| GIVEN RECORDS |
- - -

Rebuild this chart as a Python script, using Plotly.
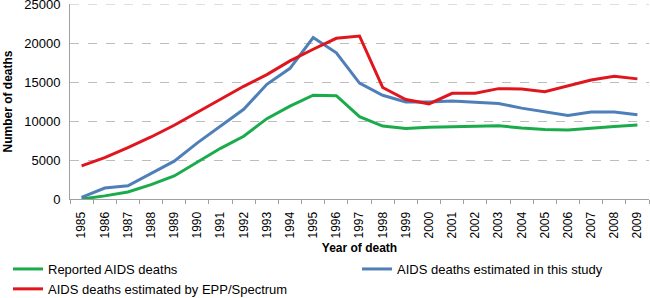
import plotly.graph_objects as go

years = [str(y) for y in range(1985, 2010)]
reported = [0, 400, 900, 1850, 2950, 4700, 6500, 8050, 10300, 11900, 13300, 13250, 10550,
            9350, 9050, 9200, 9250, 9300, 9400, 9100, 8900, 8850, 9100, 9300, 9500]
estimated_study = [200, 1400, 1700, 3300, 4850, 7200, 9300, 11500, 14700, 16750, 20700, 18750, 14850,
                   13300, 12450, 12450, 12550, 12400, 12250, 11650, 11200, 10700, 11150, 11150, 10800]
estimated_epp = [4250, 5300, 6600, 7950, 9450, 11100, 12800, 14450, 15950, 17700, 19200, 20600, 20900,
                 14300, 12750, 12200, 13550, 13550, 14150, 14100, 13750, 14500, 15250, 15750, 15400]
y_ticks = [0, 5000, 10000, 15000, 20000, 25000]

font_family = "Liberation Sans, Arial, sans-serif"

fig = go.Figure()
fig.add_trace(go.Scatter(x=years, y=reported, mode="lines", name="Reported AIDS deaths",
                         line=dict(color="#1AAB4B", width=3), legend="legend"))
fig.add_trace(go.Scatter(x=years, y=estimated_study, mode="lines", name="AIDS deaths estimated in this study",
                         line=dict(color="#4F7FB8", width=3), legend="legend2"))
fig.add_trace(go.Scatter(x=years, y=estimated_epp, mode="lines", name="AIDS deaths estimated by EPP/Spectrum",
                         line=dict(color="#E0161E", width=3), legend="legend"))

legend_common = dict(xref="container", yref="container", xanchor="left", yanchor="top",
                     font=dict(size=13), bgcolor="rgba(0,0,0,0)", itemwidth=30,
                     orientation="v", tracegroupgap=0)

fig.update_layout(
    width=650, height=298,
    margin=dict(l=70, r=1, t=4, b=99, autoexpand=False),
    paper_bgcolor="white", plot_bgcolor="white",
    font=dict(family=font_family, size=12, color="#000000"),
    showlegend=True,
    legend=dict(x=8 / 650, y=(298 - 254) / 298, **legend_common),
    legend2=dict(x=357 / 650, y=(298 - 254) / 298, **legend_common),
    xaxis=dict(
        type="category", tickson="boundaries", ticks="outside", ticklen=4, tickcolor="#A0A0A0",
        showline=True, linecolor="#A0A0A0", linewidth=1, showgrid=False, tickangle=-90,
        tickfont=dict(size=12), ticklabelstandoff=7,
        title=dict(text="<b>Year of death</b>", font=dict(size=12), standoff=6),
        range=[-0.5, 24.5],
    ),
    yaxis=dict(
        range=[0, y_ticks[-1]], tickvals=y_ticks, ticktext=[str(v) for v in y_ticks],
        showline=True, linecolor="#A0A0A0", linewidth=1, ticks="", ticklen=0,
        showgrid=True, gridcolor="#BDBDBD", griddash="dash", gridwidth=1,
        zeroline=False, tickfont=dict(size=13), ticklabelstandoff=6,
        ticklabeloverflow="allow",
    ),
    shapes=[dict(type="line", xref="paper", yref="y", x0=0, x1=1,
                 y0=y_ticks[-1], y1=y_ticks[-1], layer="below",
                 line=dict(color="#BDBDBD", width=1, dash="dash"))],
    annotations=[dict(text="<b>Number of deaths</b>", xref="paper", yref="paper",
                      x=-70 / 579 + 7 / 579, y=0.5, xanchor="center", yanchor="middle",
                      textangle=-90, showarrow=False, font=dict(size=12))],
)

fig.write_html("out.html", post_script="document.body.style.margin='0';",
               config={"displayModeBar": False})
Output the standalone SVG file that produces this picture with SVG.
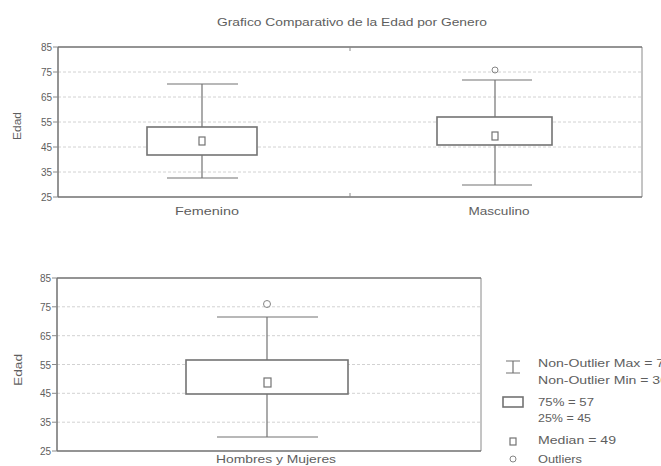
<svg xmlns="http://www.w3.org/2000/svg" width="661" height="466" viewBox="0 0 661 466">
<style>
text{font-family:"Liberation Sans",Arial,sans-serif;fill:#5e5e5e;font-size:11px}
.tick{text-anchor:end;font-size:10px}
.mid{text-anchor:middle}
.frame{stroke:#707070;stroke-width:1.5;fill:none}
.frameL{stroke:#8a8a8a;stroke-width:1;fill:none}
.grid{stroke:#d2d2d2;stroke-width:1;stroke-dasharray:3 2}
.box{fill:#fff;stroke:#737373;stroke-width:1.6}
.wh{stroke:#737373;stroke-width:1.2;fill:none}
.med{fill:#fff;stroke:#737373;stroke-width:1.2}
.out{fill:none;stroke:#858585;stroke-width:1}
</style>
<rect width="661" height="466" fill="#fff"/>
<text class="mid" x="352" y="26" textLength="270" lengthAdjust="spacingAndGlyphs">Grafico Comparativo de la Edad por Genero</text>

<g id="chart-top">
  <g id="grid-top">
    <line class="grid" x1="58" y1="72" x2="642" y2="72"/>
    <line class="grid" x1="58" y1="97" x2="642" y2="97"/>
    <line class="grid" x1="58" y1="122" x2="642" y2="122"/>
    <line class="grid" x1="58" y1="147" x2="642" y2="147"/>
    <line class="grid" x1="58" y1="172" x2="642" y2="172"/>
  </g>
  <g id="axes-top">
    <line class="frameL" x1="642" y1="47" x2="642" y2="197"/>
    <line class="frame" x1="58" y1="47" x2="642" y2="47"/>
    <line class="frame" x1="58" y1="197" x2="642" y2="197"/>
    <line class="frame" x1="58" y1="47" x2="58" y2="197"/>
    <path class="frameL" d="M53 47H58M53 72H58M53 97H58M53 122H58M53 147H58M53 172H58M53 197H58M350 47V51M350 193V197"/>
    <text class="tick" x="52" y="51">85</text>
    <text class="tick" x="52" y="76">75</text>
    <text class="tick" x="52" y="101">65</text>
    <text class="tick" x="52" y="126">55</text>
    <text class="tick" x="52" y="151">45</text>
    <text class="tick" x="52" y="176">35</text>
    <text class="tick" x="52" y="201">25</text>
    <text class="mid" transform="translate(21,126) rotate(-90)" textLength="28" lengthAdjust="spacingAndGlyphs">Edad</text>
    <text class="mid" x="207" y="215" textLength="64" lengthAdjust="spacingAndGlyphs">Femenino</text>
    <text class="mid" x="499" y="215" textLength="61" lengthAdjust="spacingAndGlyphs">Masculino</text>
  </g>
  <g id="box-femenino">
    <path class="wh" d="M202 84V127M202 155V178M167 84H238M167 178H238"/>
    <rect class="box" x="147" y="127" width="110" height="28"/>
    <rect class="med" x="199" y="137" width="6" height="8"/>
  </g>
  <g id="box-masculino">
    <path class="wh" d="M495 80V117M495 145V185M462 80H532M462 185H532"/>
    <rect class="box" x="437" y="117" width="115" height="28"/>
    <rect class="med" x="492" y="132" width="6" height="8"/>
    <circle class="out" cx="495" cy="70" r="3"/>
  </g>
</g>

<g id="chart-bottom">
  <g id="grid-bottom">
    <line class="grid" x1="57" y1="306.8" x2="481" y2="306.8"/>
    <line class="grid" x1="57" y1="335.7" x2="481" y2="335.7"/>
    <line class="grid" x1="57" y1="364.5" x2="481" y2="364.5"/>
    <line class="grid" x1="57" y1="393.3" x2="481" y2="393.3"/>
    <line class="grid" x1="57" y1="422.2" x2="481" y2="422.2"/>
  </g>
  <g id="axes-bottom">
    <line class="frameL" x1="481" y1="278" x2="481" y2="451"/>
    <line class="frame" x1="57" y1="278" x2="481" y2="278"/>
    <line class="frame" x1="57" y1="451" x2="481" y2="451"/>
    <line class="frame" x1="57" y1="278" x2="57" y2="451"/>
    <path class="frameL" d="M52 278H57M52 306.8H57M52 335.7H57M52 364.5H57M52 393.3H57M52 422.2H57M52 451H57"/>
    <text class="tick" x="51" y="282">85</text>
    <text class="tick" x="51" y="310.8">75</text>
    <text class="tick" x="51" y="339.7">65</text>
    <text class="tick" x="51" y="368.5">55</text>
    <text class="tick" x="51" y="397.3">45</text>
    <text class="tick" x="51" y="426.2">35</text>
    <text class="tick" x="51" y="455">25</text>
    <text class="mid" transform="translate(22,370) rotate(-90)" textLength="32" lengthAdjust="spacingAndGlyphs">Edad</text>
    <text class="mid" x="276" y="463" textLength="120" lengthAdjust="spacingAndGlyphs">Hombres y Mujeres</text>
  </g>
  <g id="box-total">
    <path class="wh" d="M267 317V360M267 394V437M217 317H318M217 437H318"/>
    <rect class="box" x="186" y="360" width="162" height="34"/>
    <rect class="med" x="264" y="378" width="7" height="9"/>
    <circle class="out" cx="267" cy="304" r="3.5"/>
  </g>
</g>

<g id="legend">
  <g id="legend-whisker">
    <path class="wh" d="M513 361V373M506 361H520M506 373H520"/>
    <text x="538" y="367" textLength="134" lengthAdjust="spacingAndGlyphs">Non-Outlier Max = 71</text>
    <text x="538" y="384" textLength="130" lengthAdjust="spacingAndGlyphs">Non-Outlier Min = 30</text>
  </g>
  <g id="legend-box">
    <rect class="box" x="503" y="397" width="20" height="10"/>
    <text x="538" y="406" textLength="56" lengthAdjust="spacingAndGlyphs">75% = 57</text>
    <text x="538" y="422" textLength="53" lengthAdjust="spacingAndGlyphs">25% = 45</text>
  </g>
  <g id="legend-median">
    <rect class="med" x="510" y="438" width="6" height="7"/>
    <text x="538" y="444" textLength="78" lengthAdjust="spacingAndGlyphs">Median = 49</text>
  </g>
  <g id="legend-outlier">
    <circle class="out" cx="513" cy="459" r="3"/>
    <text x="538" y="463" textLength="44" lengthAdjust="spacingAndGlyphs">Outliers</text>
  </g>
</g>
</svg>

- - -

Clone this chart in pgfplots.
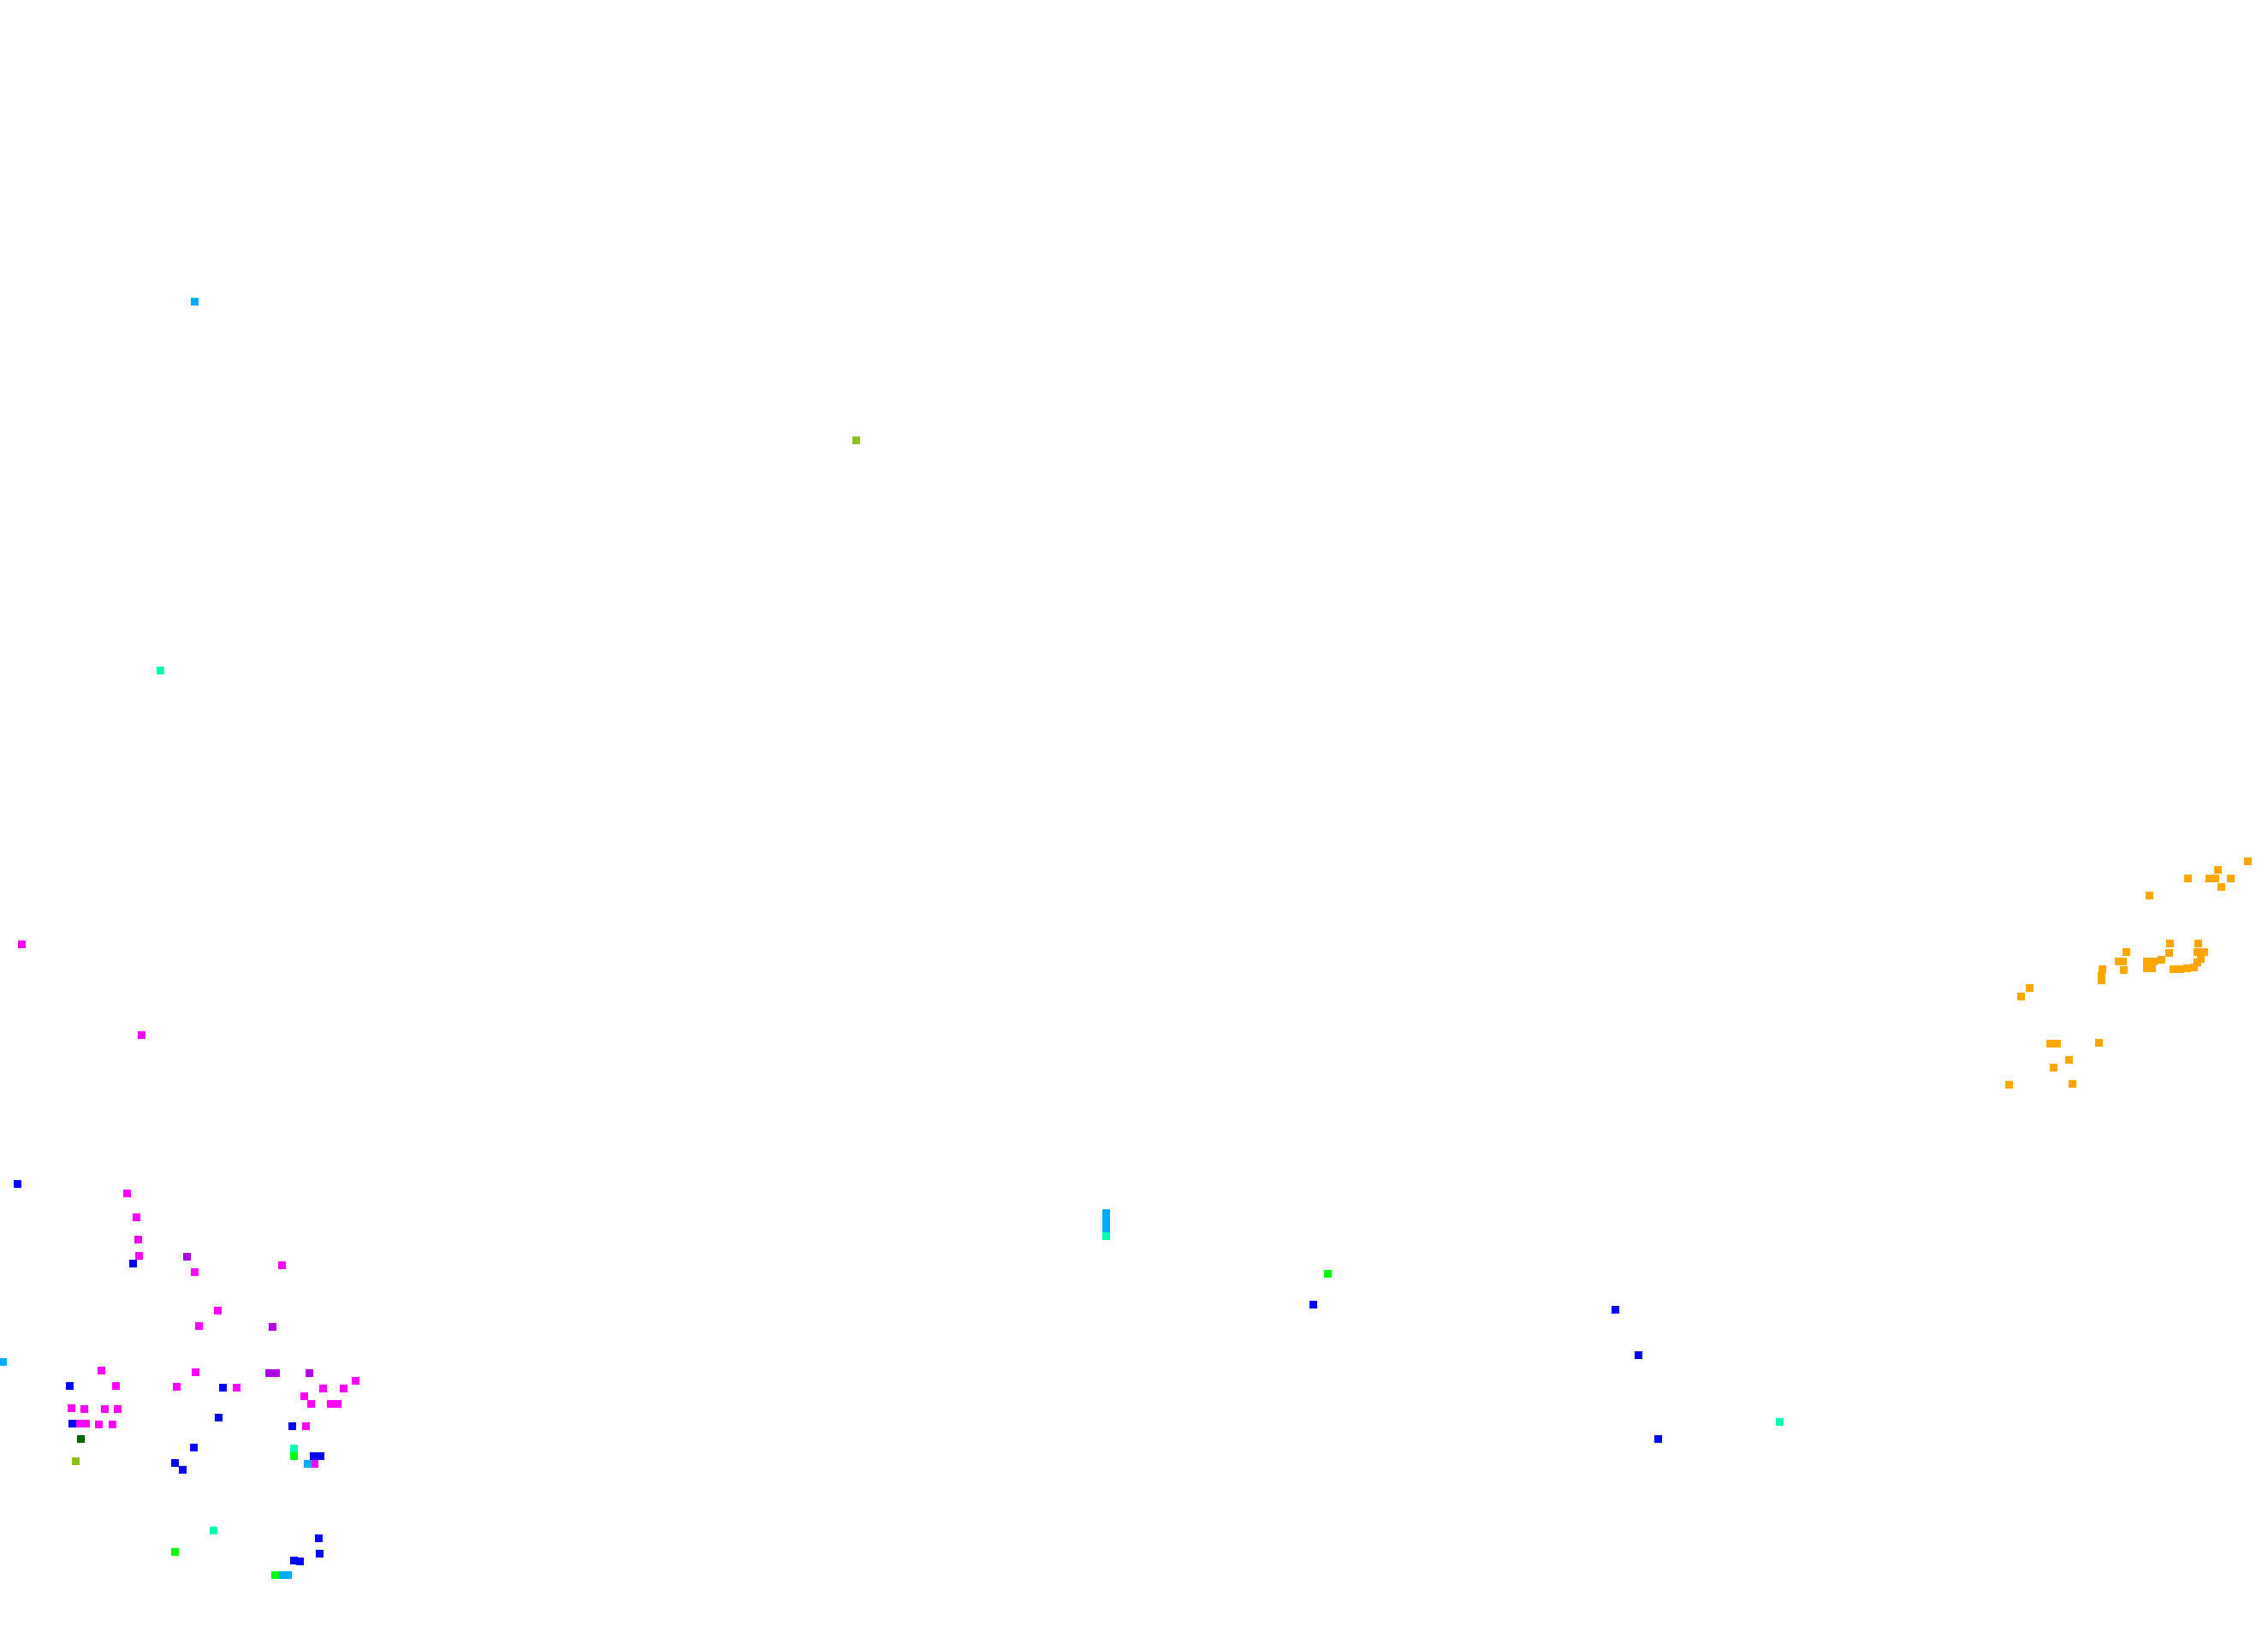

- - -

| WRITTEN PROBLEM |
Give the count of lines in the data above that hold the string "chart", with no additional words.

| RESPONSE FOR THIS EXERCISE |
4